Together we will consider Weil’s simple, yet revolutionary spiritual practice for today’s world, more broadly with respect to the digital age, and also with respect to the current (and ongoing) situation that is the Catholic clergy abuse crisis. We will ask ourselves where–in our own communities and lives–we might begin to practice “creative attention” toward the end of justice and social transformation in big and small, everyday ways. We will wonder about our own needs to be seen, to be witnessed, for our own pain and suffering.
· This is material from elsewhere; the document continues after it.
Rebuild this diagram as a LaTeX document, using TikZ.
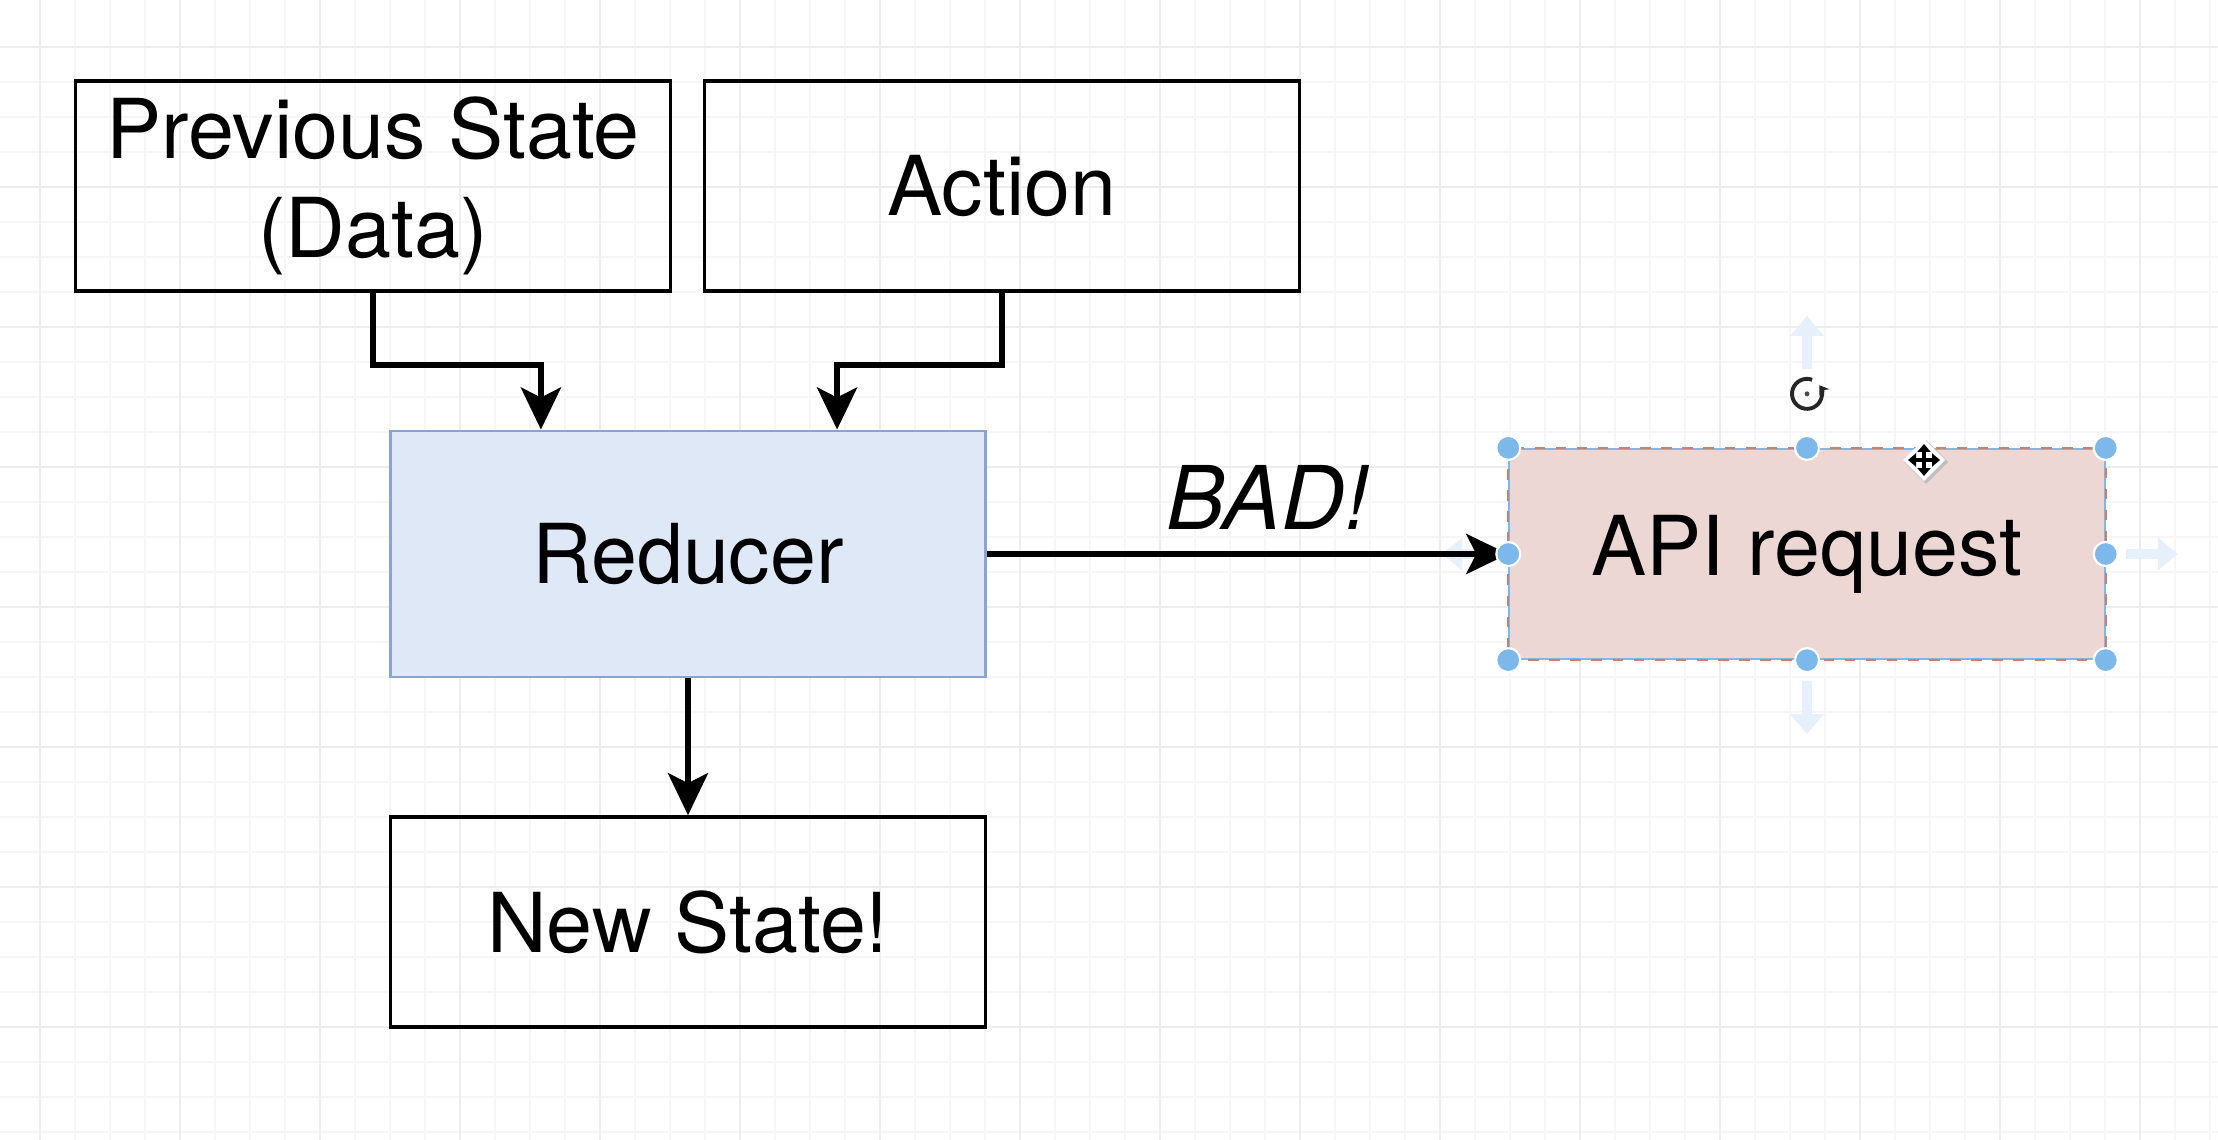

On the final night, Keynote Presenter Donna Freitas will also share her personal story in this regard, and how she came to realize how important “creative attention” is in her own experience as a victim in the clergy abuse crisis (a story which she tells in Consent: A Memoir of Unwanted Attention).
Attendees are encouraged to read Donna Freitas’ Consent: A Memoir of Unwanted Attention prior to the Institute.
Summer Institute’s featured speakers will be Donna Freitas, James Martin, SJ (presenting remotely), and Carolyn Y. Woo.